My expectations? not so far fetched. Physically appealing (yes the physical part is important to us women as much as it is to you testosterone human beings!) yet most importantly fun, easy out going sociable man. I am not going to mention that your other half should at least be from the same social background as yourself, because lets face it, we have been brought up a certain way for 3o years, give or take, and its not within a couple of years into a relationship we are going to compromise drastically for the sake of love. I know I have wasted many years compromising. Where did that lead me to? Broken promises and broken hearts and back to square one. However stronger and visually & mentally aware whom to wait and invest my time and emotions in.

How to meet men and bump into the one? Well i believe that when the time comes it will happen. I am not the type of girl who goes out of her way to look for prince charming. I believe that he is near yet awaiting the right moment to be thrown into your path. He might be your friend and you don’t know it yet. Blind dates? Oh God no! I never have been fond of the fixing up situation among friends, let alone when family members meddle in. I so feel sorry for my girlfriends who still give it a try going on blind dates, set up by some aunt or cousin. Prepare yourself for the following shocking revelation; I accepted to meet someone through a friend of mine! Of all people, yes me! Me who goes against all these societal guidelines, I said yes and went to meet someone. Oh how I should have stuck to my initial viewpoint on the subject matter.

First and foremost, logically speaking, why would a man ask for a third party to set him up with a girl? I mean can’t you meet someone on your own? aren’t you the man? “el ossa kella?” the Lebanese way.

Have you ever had that feeling upon meeting someone for the first time, you want to dig your head in dirt like an ostrich and ran away? Thats what I felt for an hour before heading back home.

You know that feeling when you just don’t click and would never click with a person because from the first exchanged eye contact, you put the pieces of the puzzle together and figured out why this person is not in a relationship?

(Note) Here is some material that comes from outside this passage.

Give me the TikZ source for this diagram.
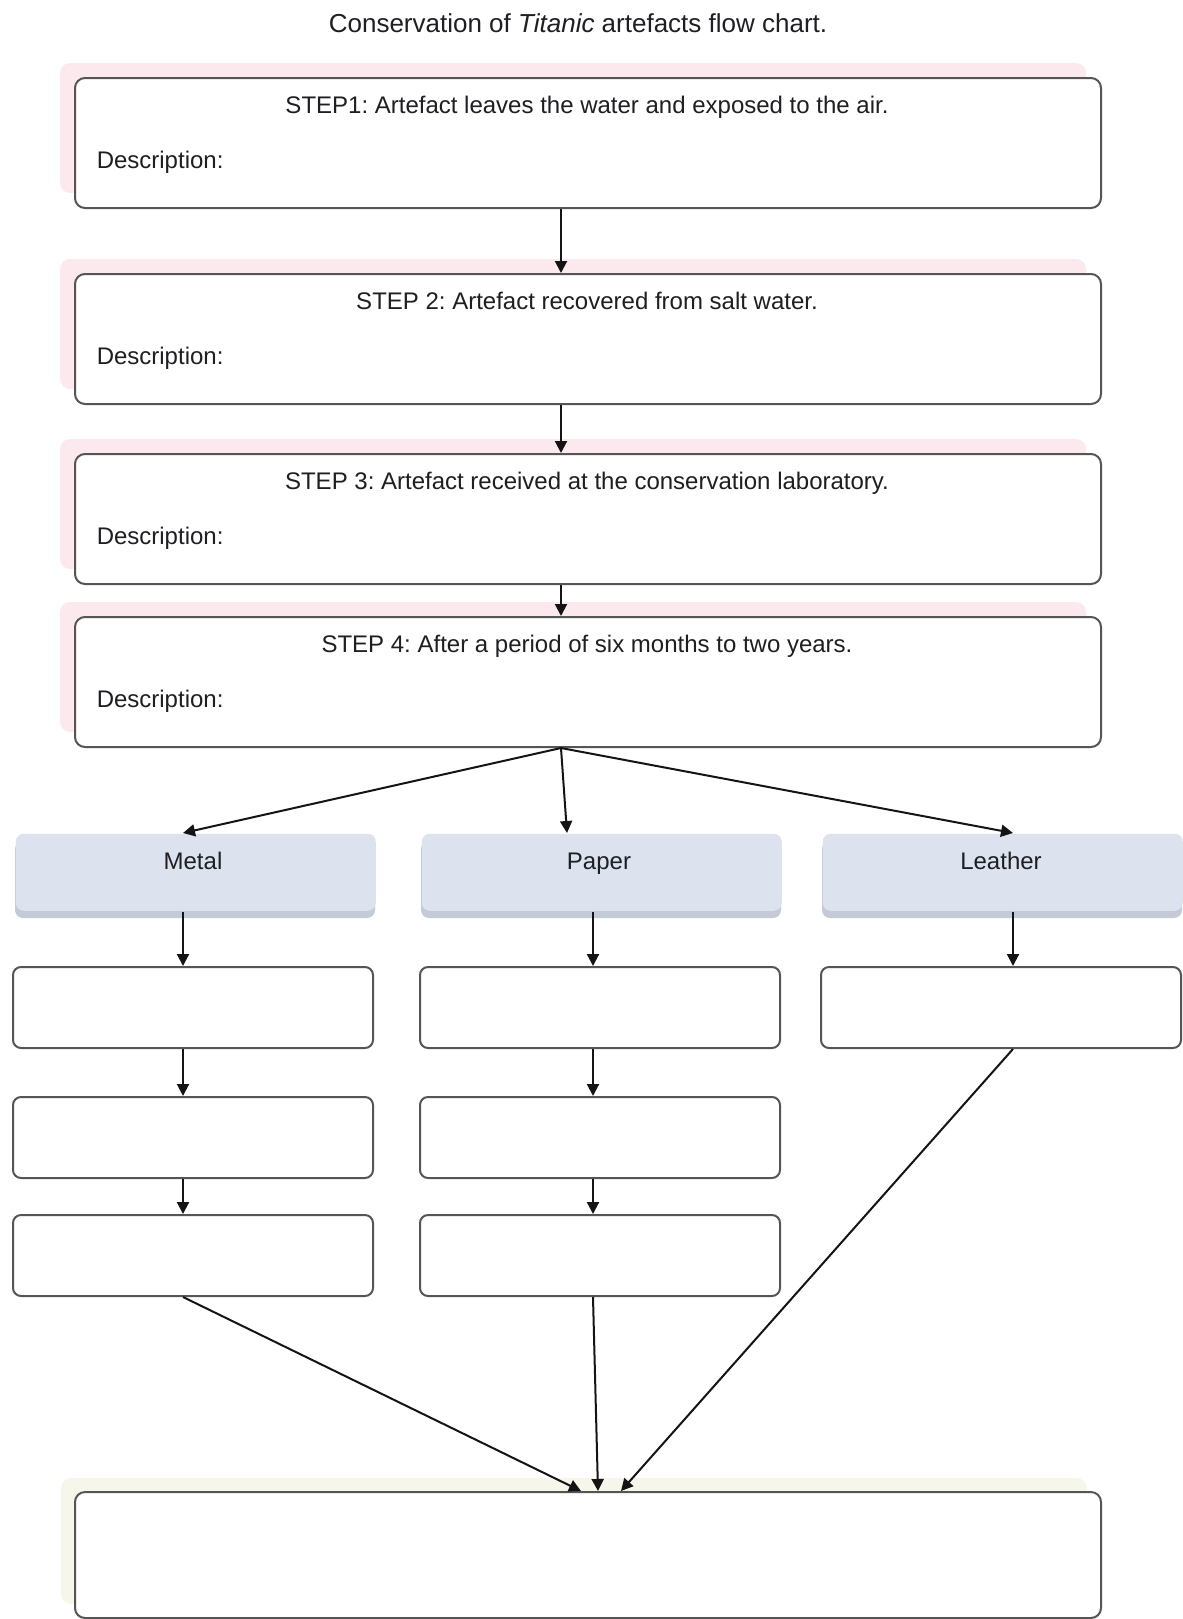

You know those men who know each and every person in the club,whom you see standing with a drink in one hand, scanning the scene, setting their eyes on every single siliconed- toned up gold digging whores around, yet going back home alone?

Those men that will always be seen by the above mentioned bimbos as friends, a brother and nohing more.

Those men that want to settle in the end with the good girl expecting her to have the same out going physics and personality yet when expectations fail reality, will go out of their way to cheat on you. coz yeah as we have all noticed, nowadays going out with a married man is the trend among our desperate Lebanese women. Losers even stand the chance of fulfilling their fantasies.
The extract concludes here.